PROMPT:
Retype only what runs from the first line of the listing to the line holding "const serif = 'Times", both included. Do not retype the pictures.
# # # # #
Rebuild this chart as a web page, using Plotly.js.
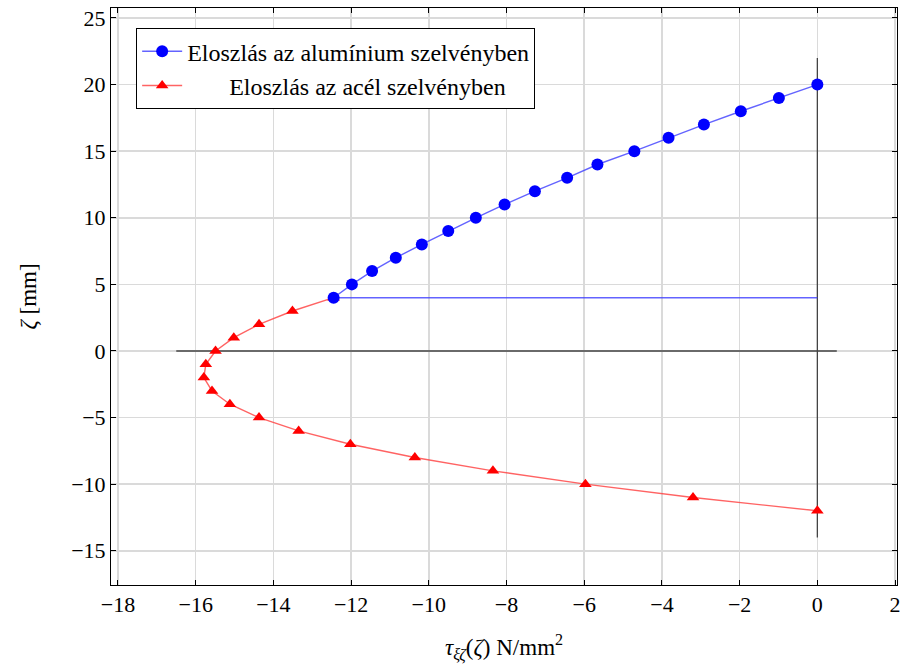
<!DOCTYPE html>
<html>
<head>
<meta charset="utf-8">
<script src="https://cdn.plot.ly/plotly-3.0.1.min.js"></script>
<style>html,body{margin:0;padding:0;background:#fff;}#chart{width:900px;height:664px;}</style>
</head>
<body>
<div id="chart"></div>
<script>
// Aluminium section distribution
const aluZeta = [4, 5, 6, 7, 8, 9, 10, 11, 12, 13, 14, 15, 16, 17, 18, 19, 20];
const aluTau  = [-12.45, -11.98, -11.46, -10.85, -10.18, -9.5, -8.79, -8.05, -7.27, -6.44, -5.66, -4.71, -3.83, -2.92, -1.97, -0.99, 0];
// Steel section distribution
const steelZeta = [-12, -11, -10, -9, -8, -7, -6, -5, -4, -3, -2, -1, 0, 1, 2, 3, 4];
const steelTau  = [0, -3.2, -5.97, -8.35, -10.36, -12.02, -13.35, -14.37, -15.12, -15.58, -15.79, -15.74, -15.49, -15.02, -14.37, -13.51, -12.45];
// Interface line (at zeta = 4)
const interfaceTau = [-12.45, 0];
const interfaceZeta = [4, 4];
// Reference axes lines
const hAxisTau = [-16.5, 0.5];
const hAxisZeta = [0, 0];
const vAxisTau = [0, 0];
const vAxisZeta = [-14, 22];

const xTicks = [-18, -16, -14, -12, -10, -8, -6, -4, -2, 0, 2];
const yTicks = [-15, -10, -5, 0, 5, 10, 15, 20, 25];
const fmt = v => (v < 0 ? '\u2212' + Math.abs(v) : String(v));

const serif = 'Times New Roman, Liberation Serif, DejaVu Serif, serif';

const traces = [
  {x: hAxisTau, y: hAxisZeta, mode: 'lines', line: {color: '#444', width: 1.3}, showlegend: false, hoverinfo: 'skip'},
  {x: vAxisTau, y: vAxisZeta, mode: 'lines', line: {color: '#444', width: 1.3}, showlegend: false, hoverinfo: 'skip'},
  {x: interfaceTau, y: interfaceZeta, mode: 'lines', line: {color: 'rgba(60,60,255,0.8)', width: 1.4}, showlegend: false, hoverinfo: 'skip'},
  {x: steelTau, y: steelZeta, mode: 'lines+markers', name: '\u00a0\u00a0\u00a0\u00a0\u00a0\u00a0\u00a0Eloszlás az acél szelvényben',
   line: {color: 'rgba(255,60,60,0.8)', width: 1.4}, marker: {symbol: 'triangle-up', size: 11, color: '#ff0000'}},
  {x: aluTau, y: aluZeta, mode: 'lines+markers', name: 'Eloszlás az alumínium szelvényben',
   line: {color: 'rgba(60,60,255,0.8)', width: 1.4}, marker: {symbol: 'circle', size: 12, color: '#0000ff'}}
];

const layout = {
  width: 900, height: 664,
  margin: {l: 111, r: 3, t: 8, b: 79},
  paper_bgcolor: '#fff', plot_bgcolor: '#fff',
  font: {family: serif, size: 21, color: '#000'},
  showlegend: true,
  legend: {x: 0.032, y: 0.965, xanchor: 'left', yanchor: 'top', bgcolor: '#fff', bordercolor: '#000', borderwidth: 1,
           font: {family: serif, size: 24, color: '#000'}, traceorder: 'reversed', itemwidth: 40, tracegroupgap: 0},
  xaxis: {
    range: [-18.18, 2.05], tickvals: xTicks, ticktext: xTicks.map(fmt),
    showgrid: true, gridcolor: '#dadada', gridwidth: 1.5, zeroline: false,
    showline: true, linecolor: '#000', linewidth: 1, mirror: 'ticks',
    ticks: 'inside', ticklen: 5, tickcolor: '#000', ticklabeloverflow: 'allow',
    tickfont: {family: serif, size: 22},
    title: {text: '<i>τ</i><sub><i>ξζ</i></sub>(<i>ζ</i>) N/mm<sup>2</sup>', font: {family: serif, size: 23}, standoff: 22}
  },
  yaxis: {
    range: [-17.57, 25.75], tickvals: yTicks, ticktext: yTicks.map(fmt),
    showgrid: true, gridcolor: '#dadada', gridwidth: 1.5, zeroline: false,
    showline: true, linecolor: '#000', linewidth: 1, mirror: 'ticks',
    ticks: 'inside', ticklen: 5, tickcolor: '#000',
    tickfont: {family: serif, size: 22},
    title: {text: '<i>ζ</i> [mm]', font: {family: serif, size: 23}, standoff: 28}
  }
};

Plotly.newPlot('chart', traces, layout, {displayModeBar: false, staticPlot: true});
</script>
</body>
</html>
# # # # #
CORRECT ANSWER:
Rebuild this chart as a web page, using Plotly.js.
<!DOCTYPE html>
<html>
<head>
<meta charset="utf-8">
<script src="https://cdn.plot.ly/plotly-3.0.1.min.js"></script>
<style>html,body{margin:0;padding:0;background:#fff;}#chart{width:900px;height:664px;}</style>
</head>
<body>
<div id="chart"></div>
<script>
// Aluminium section distribution
const aluZeta = [4, 5, 6, 7, 8, 9, 10, 11, 12, 13, 14, 15, 16, 17, 18, 19, 20];
const aluTau  = [-12.45, -11.98, -11.46, -10.85, -10.18, -9.5, -8.79, -8.05, -7.27, -6.44, -5.66, -4.71, -3.83, -2.92, -1.97, -0.99, 0];
// Steel section distribution
const steelZeta = [-12, -11, -10, -9, -8, -7, -6, -5, -4, -3, -2, -1, 0, 1, 2, 3, 4];
const steelTau  = [0, -3.2, -5.97, -8.35, -10.36, -12.02, -13.35, -14.37, -15.12, -15.58, -15.79, -15.74, -15.49, -15.02, -14.37, -13.51, -12.45];
// Interface line (at zeta = 4)
const interfaceTau = [-12.45, 0];
const interfaceZeta = [4, 4];
// Reference axes lines
const hAxisTau = [-16.5, 0.5];
const hAxisZeta = [0, 0];
const vAxisTau = [0, 0];
const vAxisZeta = [-14, 22];

const xTicks = [-18, -16, -14, -12, -10, -8, -6, -4, -2, 0, 2];
const yTicks = [-15, -10, -5, 0, 5, 10, 15, 20, 25];
const fmt = v => (v < 0 ? '\u2212' + Math.abs(v) : String(v));

const serif = 'Times New Roman, Liberation Serif, DejaVu Serif, serif';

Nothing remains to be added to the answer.